** INSTRUCTIONS TO FOLLOW **
Leave the pictures out and copy exactly the lines from the line containing "Convert this chart" to the line containing "const referenceLevels = [1.0, 0.8345];", both lines included.

** RECORDS SUPPLIED **
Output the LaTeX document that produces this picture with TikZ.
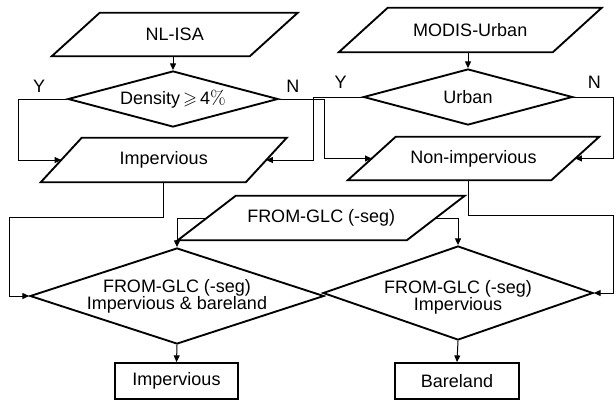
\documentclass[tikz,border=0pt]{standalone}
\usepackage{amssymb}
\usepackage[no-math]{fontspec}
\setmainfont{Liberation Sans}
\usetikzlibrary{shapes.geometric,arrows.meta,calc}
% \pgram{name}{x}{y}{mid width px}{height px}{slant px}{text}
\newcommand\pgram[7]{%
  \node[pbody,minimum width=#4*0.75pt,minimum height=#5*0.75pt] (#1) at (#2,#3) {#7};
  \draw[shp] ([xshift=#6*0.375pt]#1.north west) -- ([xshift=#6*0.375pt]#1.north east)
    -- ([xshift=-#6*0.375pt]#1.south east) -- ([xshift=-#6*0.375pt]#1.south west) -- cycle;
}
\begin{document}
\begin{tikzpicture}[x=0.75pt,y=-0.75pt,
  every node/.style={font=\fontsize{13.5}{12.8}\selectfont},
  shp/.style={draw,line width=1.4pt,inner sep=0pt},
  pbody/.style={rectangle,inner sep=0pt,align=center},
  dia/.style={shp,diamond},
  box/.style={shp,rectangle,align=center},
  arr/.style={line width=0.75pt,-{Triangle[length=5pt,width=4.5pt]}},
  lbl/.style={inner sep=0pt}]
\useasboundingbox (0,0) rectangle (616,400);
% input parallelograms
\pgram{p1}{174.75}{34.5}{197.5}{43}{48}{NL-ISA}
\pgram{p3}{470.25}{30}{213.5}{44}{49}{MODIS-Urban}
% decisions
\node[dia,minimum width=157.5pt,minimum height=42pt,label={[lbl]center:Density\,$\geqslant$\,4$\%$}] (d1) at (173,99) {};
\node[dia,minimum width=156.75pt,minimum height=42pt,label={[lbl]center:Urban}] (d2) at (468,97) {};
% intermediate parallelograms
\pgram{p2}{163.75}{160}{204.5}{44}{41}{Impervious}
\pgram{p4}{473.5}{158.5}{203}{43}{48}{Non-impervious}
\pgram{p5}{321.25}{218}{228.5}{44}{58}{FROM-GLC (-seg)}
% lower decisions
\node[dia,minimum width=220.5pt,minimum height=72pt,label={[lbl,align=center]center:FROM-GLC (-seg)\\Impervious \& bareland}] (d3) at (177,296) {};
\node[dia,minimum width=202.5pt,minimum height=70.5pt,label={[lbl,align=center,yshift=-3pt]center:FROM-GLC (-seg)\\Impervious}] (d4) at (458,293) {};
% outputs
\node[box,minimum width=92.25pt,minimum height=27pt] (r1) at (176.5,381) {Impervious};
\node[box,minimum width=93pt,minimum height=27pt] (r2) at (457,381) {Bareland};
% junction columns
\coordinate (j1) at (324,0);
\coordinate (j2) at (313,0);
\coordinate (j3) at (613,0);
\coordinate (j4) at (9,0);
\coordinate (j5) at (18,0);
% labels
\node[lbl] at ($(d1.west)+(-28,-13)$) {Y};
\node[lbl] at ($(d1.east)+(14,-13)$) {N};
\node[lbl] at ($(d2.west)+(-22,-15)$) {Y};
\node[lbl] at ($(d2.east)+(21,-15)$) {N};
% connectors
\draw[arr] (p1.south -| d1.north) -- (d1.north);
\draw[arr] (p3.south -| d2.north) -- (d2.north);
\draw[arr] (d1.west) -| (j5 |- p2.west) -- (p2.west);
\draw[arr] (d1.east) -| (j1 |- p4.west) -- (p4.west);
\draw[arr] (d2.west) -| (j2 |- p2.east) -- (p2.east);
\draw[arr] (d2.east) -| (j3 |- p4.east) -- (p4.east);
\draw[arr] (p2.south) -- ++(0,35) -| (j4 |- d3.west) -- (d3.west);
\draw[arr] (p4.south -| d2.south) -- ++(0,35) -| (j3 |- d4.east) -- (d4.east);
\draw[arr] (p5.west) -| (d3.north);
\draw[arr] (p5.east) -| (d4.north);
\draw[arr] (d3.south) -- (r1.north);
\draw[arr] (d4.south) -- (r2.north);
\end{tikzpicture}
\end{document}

* * *

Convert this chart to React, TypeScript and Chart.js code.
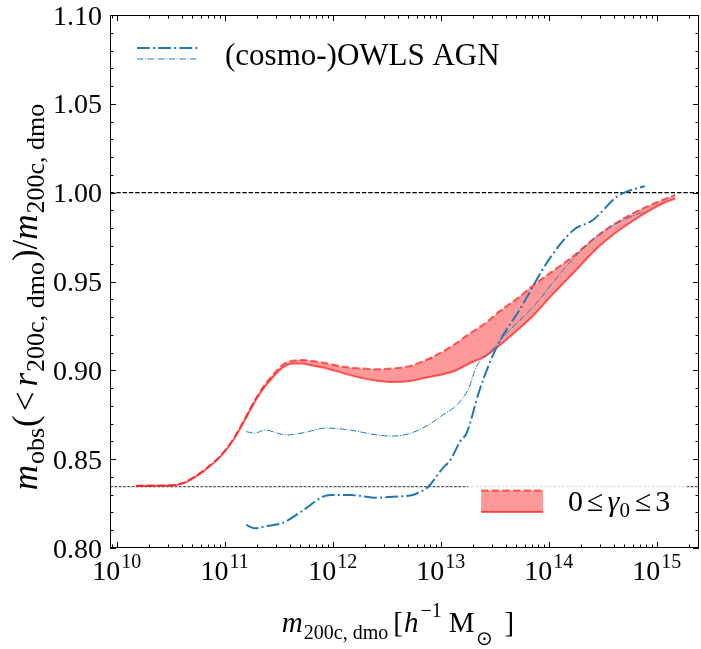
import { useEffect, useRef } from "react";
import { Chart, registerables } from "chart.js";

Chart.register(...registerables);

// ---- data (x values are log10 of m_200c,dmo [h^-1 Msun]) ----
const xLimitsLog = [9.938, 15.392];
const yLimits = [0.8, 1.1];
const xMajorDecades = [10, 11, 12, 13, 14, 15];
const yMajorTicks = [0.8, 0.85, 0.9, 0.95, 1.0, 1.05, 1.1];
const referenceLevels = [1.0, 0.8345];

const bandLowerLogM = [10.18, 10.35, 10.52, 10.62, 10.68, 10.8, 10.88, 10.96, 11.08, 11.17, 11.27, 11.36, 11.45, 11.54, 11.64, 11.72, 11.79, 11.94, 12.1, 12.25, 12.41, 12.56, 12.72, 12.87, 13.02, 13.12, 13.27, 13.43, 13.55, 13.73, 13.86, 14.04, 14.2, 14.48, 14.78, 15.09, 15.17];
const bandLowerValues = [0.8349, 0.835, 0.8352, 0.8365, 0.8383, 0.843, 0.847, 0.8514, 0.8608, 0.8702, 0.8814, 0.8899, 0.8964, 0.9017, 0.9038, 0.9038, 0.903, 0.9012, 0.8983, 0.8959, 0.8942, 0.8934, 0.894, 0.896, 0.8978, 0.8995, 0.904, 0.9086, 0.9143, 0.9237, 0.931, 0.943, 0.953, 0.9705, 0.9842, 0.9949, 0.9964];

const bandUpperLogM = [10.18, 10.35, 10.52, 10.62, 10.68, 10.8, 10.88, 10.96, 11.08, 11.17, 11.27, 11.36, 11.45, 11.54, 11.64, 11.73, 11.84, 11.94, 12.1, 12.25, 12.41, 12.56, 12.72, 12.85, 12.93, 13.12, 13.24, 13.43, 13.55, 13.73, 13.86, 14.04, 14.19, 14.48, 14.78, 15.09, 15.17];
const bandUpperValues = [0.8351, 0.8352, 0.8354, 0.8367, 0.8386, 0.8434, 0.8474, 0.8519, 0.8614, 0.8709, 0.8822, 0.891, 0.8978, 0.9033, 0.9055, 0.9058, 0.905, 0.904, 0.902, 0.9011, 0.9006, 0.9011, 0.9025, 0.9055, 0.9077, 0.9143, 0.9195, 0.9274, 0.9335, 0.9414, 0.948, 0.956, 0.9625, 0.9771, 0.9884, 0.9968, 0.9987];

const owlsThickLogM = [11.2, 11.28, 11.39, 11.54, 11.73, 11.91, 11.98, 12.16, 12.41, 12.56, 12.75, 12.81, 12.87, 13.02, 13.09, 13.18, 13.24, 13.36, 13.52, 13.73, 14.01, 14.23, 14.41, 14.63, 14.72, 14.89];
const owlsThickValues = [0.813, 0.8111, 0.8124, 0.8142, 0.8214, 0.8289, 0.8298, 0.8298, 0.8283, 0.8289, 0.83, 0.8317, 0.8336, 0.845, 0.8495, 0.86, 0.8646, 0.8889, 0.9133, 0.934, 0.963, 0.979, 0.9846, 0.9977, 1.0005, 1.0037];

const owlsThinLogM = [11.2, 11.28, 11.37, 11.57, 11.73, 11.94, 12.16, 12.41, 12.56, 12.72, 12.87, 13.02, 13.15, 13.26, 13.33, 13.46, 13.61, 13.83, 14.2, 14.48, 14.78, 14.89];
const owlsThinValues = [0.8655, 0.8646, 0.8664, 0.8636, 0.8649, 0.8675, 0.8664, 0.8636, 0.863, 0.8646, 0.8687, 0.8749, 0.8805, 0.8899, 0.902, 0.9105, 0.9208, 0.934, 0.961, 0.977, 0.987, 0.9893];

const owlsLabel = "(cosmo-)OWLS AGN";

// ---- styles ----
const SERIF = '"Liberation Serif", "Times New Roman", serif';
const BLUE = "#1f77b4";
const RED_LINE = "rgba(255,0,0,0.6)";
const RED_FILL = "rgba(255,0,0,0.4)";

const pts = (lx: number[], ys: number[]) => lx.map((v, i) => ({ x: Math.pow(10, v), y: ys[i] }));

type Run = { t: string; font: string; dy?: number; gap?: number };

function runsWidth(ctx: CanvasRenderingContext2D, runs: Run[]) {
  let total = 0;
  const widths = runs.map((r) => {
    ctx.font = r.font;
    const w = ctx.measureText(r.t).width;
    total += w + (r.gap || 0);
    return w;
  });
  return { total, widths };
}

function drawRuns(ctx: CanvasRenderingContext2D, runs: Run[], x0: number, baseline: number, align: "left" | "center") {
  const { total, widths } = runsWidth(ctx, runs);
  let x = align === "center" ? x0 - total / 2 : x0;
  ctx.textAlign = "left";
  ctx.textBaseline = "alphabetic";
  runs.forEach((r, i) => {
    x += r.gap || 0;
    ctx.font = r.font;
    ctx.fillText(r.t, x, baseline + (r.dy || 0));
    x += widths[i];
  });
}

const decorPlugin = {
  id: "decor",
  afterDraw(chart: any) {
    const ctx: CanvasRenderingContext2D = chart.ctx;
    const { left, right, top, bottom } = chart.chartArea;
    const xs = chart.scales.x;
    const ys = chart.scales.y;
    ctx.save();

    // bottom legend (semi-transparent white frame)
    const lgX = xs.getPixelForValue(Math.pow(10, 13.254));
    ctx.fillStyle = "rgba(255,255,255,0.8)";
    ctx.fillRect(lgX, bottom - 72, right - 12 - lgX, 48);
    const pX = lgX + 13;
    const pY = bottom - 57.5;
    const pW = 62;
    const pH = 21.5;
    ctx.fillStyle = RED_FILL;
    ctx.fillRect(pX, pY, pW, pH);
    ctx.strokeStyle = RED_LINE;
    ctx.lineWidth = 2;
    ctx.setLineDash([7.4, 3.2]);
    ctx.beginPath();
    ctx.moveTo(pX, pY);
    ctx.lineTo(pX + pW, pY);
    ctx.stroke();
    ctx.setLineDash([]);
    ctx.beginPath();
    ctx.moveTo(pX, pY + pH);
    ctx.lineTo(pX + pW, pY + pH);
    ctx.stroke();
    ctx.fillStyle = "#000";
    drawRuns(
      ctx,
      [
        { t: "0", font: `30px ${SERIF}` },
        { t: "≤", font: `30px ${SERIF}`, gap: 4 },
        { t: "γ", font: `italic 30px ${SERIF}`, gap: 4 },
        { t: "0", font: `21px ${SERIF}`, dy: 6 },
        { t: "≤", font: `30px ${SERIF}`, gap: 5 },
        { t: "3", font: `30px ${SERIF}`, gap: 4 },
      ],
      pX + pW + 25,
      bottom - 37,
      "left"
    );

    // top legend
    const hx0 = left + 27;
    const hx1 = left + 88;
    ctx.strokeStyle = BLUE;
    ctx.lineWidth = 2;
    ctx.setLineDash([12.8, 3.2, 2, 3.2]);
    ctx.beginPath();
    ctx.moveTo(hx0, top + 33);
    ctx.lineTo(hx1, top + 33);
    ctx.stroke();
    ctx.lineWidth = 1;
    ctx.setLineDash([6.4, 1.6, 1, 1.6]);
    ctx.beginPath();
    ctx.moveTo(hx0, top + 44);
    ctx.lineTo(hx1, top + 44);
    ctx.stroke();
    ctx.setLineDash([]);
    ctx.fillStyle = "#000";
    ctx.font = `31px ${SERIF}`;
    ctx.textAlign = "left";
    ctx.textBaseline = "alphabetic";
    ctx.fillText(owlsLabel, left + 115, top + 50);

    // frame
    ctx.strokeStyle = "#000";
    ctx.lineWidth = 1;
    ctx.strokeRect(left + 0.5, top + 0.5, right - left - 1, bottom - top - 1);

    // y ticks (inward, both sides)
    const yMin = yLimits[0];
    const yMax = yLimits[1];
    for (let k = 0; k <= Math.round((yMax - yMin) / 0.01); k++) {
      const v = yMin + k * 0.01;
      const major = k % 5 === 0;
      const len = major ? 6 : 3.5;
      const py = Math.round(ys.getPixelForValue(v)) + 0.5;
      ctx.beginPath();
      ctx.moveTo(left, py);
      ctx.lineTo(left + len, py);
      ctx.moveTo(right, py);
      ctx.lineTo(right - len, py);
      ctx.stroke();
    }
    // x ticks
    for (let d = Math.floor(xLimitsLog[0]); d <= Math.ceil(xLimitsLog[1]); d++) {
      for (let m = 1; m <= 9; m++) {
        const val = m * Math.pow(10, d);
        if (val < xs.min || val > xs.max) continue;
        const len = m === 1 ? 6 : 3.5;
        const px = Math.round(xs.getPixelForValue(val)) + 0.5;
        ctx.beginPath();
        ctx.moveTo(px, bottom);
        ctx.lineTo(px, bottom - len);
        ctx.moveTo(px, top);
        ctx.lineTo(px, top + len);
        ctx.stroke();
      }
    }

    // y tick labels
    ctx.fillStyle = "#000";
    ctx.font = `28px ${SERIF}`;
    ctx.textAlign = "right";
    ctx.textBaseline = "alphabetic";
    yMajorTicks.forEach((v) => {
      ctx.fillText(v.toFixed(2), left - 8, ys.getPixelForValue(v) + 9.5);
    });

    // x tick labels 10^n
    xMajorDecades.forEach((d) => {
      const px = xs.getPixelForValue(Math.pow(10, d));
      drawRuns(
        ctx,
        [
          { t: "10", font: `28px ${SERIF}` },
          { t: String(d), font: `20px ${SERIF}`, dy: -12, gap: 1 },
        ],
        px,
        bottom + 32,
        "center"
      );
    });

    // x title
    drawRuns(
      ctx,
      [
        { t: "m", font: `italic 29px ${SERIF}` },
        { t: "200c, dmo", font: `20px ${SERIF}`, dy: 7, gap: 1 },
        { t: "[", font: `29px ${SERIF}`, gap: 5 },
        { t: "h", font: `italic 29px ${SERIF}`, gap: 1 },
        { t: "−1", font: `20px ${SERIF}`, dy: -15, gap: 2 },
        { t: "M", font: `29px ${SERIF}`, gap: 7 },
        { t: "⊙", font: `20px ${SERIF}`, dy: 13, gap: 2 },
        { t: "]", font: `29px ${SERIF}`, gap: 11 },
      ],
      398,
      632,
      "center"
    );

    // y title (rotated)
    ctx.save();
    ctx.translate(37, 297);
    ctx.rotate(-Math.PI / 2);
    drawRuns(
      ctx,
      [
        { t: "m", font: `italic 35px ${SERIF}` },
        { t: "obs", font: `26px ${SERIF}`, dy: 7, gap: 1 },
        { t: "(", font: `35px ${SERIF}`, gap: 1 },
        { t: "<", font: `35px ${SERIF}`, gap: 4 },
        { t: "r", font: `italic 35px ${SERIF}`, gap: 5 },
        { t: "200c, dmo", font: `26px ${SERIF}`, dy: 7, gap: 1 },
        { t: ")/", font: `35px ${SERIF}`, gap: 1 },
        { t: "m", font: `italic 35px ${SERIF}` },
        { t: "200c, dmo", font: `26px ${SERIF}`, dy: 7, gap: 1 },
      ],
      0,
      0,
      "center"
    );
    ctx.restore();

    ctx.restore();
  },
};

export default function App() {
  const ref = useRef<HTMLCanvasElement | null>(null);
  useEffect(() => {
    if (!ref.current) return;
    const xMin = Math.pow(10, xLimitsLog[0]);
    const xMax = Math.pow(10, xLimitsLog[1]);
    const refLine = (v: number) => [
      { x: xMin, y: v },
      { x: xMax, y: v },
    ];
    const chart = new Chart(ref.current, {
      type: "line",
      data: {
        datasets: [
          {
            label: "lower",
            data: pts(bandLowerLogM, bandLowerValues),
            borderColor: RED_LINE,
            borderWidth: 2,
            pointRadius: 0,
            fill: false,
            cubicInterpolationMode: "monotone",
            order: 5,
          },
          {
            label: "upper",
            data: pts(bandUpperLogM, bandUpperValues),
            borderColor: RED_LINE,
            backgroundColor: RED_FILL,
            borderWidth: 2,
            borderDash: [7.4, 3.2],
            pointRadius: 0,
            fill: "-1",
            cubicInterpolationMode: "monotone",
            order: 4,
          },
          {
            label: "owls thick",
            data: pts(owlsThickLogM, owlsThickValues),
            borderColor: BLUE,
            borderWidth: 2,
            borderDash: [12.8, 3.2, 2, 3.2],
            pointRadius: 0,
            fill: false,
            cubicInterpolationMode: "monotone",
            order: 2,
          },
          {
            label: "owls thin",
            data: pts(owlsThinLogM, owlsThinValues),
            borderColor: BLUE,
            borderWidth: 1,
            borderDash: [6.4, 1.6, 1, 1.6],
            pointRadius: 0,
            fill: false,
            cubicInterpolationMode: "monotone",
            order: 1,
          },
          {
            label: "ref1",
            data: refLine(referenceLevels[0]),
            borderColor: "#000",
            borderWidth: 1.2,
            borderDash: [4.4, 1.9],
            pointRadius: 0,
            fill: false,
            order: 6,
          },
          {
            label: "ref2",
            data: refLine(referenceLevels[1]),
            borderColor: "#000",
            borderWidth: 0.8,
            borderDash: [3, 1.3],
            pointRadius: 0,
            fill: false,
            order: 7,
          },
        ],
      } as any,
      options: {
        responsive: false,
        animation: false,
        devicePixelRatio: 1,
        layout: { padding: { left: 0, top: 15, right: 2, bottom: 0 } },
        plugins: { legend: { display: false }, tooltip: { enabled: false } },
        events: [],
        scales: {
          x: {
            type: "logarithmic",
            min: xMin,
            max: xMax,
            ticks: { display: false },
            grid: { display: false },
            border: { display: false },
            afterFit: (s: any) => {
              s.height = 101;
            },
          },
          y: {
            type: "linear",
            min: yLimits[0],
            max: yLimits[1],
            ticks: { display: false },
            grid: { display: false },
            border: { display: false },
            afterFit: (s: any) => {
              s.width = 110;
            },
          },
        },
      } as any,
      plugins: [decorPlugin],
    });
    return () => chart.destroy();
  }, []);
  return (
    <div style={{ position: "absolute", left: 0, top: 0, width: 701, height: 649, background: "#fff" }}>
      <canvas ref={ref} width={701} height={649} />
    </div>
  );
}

==

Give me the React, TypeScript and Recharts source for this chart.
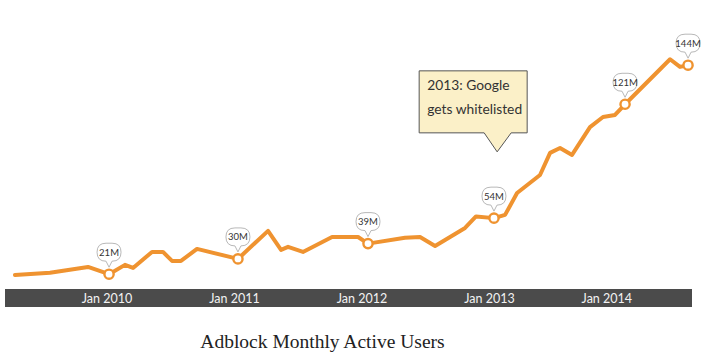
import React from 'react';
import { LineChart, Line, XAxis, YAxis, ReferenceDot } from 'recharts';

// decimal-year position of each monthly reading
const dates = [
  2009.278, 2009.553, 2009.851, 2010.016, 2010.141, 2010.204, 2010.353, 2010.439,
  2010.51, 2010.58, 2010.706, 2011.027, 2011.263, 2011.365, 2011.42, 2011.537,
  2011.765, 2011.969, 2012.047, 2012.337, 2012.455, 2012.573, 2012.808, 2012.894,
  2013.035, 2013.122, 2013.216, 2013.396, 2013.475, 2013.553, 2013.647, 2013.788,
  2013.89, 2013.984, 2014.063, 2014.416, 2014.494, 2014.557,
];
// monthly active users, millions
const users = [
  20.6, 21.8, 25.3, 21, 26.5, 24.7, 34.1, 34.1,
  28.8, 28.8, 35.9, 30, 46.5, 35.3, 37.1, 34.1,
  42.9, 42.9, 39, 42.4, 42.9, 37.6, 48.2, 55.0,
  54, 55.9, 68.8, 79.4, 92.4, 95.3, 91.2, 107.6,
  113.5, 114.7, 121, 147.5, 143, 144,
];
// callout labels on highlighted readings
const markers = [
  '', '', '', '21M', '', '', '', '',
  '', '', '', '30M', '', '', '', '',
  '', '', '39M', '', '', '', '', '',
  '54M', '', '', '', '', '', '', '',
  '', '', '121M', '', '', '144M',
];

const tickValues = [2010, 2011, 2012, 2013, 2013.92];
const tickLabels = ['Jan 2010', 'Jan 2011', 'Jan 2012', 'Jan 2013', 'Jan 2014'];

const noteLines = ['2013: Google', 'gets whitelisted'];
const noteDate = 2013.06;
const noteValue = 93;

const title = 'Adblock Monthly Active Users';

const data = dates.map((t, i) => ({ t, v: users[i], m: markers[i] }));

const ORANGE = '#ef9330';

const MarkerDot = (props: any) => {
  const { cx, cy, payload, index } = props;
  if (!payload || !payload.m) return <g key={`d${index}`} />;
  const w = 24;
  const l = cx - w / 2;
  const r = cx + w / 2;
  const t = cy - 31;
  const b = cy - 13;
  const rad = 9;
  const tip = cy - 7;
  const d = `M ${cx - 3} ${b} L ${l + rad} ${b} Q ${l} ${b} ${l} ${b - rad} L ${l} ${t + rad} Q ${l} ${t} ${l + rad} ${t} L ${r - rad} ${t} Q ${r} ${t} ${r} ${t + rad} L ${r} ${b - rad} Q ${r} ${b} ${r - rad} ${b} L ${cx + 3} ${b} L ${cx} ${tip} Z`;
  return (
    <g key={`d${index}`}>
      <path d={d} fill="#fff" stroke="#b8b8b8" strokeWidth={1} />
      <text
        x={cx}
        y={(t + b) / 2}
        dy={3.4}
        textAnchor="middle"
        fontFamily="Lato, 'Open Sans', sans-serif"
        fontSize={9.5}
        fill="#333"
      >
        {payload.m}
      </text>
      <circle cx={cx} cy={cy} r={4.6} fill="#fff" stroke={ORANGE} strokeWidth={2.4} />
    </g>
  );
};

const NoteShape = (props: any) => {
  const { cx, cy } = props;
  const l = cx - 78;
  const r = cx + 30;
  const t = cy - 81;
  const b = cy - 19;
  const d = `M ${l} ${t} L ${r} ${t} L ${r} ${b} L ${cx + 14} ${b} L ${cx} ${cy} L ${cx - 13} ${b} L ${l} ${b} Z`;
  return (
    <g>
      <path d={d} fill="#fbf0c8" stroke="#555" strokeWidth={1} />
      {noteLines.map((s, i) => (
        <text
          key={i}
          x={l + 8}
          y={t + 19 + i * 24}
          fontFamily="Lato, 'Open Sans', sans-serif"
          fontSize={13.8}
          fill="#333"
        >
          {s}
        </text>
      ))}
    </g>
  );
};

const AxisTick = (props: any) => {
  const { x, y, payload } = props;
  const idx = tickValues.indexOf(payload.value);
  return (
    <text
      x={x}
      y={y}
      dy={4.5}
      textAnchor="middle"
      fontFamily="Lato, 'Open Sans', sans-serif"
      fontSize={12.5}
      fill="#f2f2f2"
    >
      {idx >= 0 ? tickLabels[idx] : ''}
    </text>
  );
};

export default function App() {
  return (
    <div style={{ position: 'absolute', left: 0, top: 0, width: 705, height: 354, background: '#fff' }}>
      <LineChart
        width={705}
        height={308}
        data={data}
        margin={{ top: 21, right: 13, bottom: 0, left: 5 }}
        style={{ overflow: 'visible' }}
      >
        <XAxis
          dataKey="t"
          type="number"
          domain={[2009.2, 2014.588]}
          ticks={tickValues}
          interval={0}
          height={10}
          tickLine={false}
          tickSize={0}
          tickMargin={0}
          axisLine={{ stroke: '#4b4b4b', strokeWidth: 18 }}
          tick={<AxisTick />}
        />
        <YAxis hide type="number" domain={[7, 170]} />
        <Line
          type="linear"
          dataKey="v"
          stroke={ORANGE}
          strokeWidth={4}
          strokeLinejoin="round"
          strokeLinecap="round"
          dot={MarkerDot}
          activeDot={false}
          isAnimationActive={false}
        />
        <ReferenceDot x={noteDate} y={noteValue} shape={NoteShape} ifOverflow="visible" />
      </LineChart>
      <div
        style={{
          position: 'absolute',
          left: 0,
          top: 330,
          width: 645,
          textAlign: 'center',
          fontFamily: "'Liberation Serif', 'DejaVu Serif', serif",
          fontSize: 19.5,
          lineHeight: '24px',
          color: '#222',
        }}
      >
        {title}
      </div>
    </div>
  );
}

** WRITTEN REPLY **
Convert this chart to React, TypeScript and Chart.js code.
import { useEffect, useRef } from "react";
import { Chart, registerables } from "chart.js";

Chart.register(...registerables);

// ---- data (x values are log10 of m_200c,dmo [h^-1 Msun]) ----
const xLimitsLog = [9.938, 15.392];
const yLimits = [0.8, 1.1];
const xMajorDecades = [10, 11, 12, 13, 14, 15];
const yMajorTicks = [0.8, 0.85, 0.9, 0.95, 1.0, 1.05, 1.1];
const referenceLevels = [1.0, 0.8345];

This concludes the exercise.